▶ **WHAT YOU ARE ASKED TO DO**
Write the data below out exactly as it stands. Do not include the pictures.

▶ **DATASET EXCERPT**

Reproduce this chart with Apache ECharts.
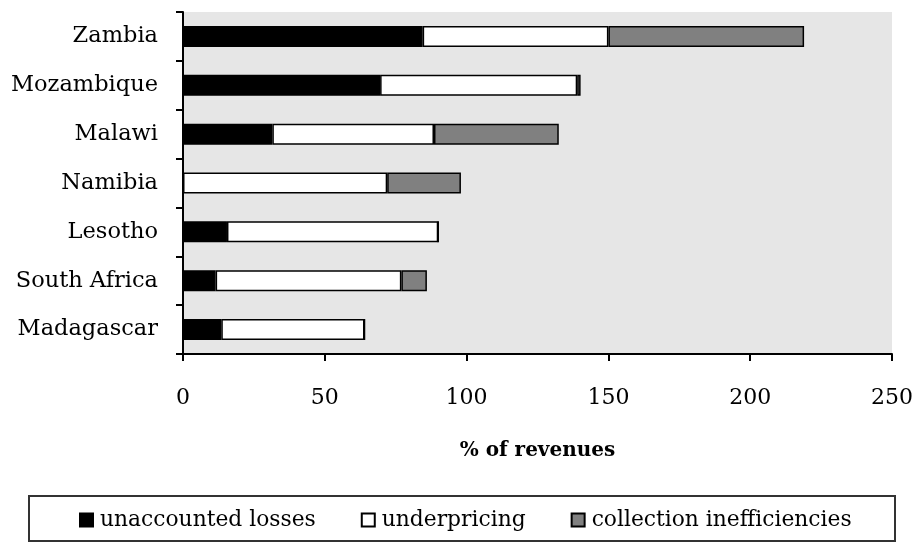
<!DOCTYPE html>
<html>
<head>
<meta charset="utf-8">
<script src="https://cdn.jsdelivr.net/npm/echarts@6/dist/echarts.min.js"></script>
<style>html,body{margin:0;padding:0;background:#fff}#c{width:916px;height:542px}</style>
</head>
<body>
<div id="c"></div>
<script>
const categories = ['Zambia','Mozambique','Malawi','Namibia','Lesotho','South Africa','Madagascar'];
const unaccountedLosses = [84.5, 69.5, 31.5, 0, 15.5, 11.5, 13.5];
const underpricing = [65.5, 69.5, 57, 72, 74.5, 65.5, 50.5];
const collectionInefficiencies = [69, 1.2, 44, 26, 0, 9, 0];
const xTicks = {min: 0, max: 250, interval: 50};

const FONT = 'DejaVu Serif';
const chart = echarts.init(document.getElementById('c'), null, {renderer: 'canvas'});
function bar(name, data, color) {
  return {
    name: name, type: 'bar', stack: 'total', data: data, barWidth: 21,
    itemStyle: {color: color, borderColor: '#000', borderWidth: 1.5},
    emphasis: {disabled: true}
  };
}
chart.setOption({
  animation: false,
  textStyle: {fontFamily: FONT},
  grid: {left: 183, right: 23, top: 12, bottom: 188, show: true, backgroundColor: '#e6e6e6', borderWidth: 0},
  xAxis: {
    type: 'value', min: xTicks.min, max: xTicks.max, interval: xTicks.interval,
    axisLine: {show: true, lineStyle: {color: '#000', width: 2}},
    axisTick: {show: true, length: 7, lineStyle: {color: '#000', width: 2}},
    axisLabel: {color: '#000', fontFamily: FONT, fontSize: 22, margin: 33},
    splitLine: {show: false},
    name: '% of revenues', nameLocation: 'middle', nameGap: 87,
    nameTextStyle: {color: '#000', fontFamily: FONT, fontSize: 20, fontWeight: 'bold'}
  },
  yAxis: {
    type: 'category', data: categories, inverse: true,
    axisLine: {show: true, lineStyle: {color: '#000', width: 2}},
    axisTick: {show: true, length: 7, lineStyle: {color: '#000', width: 2}},
    axisLabel: {color: '#000', fontFamily: FONT, fontSize: 22.5, margin: 25}
  },
  legend: {
    left: 74, top: 504, itemWidth: 13, itemHeight: 13, itemGap: 45, icon: 'rect',
    textStyle: {color: '#000', fontFamily: FONT, fontSize: 21.8, padding: [0, 0, 0, 2]},
    data: ['unaccounted losses', 'underpricing', 'collection inefficiencies']
  },
  graphic: [{
    type: 'rect', shape: {x: 29, y: 496, width: 866, height: 45},
    style: {fill: 'none', stroke: '#333', lineWidth: 2}
  }],
  series: [
    bar('unaccounted losses', unaccountedLosses, '#000000'),
    bar('underpricing', underpricing, '#ffffff'),
    bar('collection inefficiencies', collectionInefficiencies, '#808080')
  ]
});
</script>
</body>
</html>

▶ **WRITTEN SOLUTION**
Reproduce this chart with Apache ECharts.
<!DOCTYPE html>
<html>
<head>
<meta charset="utf-8">
<script src="https://cdn.jsdelivr.net/npm/echarts@6/dist/echarts.min.js"></script>
<style>html,body{margin:0;padding:0;background:#fff}#c{width:916px;height:542px}</style>
</head>
<body>
<div id="c"></div>
<script>
const categories = ['Zambia','Mozambique','Malawi','Namibia','Lesotho','South Africa','Madagascar'];
const unaccountedLosses = [84.5, 69.5, 31.5, 0, 15.5, 11.5, 13.5];
const underpricing = [65.5, 69.5, 57, 72, 74.5, 65.5, 50.5];
const collectionInefficiencies = [69, 1.2, 44, 26, 0, 9, 0];
const xTicks = {min: 0, max: 250, interval: 50};

const FONT = 'DejaVu Serif';
const chart = echarts.init(document.getElementById('c'), null, {renderer: 'canvas'});
function bar(name, data, color) {
  return {
    name: name, type: 'bar', stack: 'total', data: data, barWidth: 21,
    itemStyle: {color: color, borderColor: '#000', borderWidth: 1.5},
    emphasis: {disabled: true}
  };
}
chart.setOption({
  animation: false,
  textStyle: {fontFamily: FONT},
  grid: {left: 183, right: 23, top: 12, bottom: 188, show: true, backgroundColor: '#e6e6e6', borderWidth: 0},
  xAxis: {
    type: 'value', min: xTicks.min, max: xTicks.max, interval: xTicks.interval,
    axisLine: {show: true, lineStyle: {color: '#000', width: 2}},
    axisTick: {show: true, length: 7, lineStyle: {color: '#000', width: 2}},
    axisLabel: {color: '#000', fontFamily: FONT, fontSize: 22, margin: 33},
    splitLine: {show: false},
    name: '% of revenues', nameLocation: 'middle', nameGap: 87,
    nameTextStyle: {color: '#000', fontFamily: FONT, fontSize: 20, fontWeight: 'bold'}
  },
  yAxis: {
    type: 'category', data: categories, inverse: true,
    axisLine: {show: true, lineStyle: {color: '#000', width: 2}},
    axisTick: {show: true, length: 7, lineStyle: {color: '#000', width: 2}},
    axisLabel: {color: '#000', fontFamily: FONT, fontSize: 22.5, margin: 25}
  },
  legend: {
    left: 74, top: 504, itemWidth: 13, itemHeight: 13, itemGap: 45, icon: 'rect',
    textStyle: {color: '#000', fontFamily: FONT, fontSize: 21.8, padding: [0, 0, 0, 2]},
    data: ['unaccounted losses', 'underpricing', 'collection inefficiencies']
  },
  graphic: [{
    type: 'rect', shape: {x: 29, y: 496, width: 866, height: 45},
    style: {fill: 'none', stroke: '#333', lineWidth: 2}
  }],
  series: [
    bar('unaccounted losses', unaccountedLosses, '#000000'),
    bar('underpricing', underpricing, '#ffffff'),
    bar('collection inefficiencies', collectionInefficiencies, '#808080')
  ]
});
</script>
</body>
</html>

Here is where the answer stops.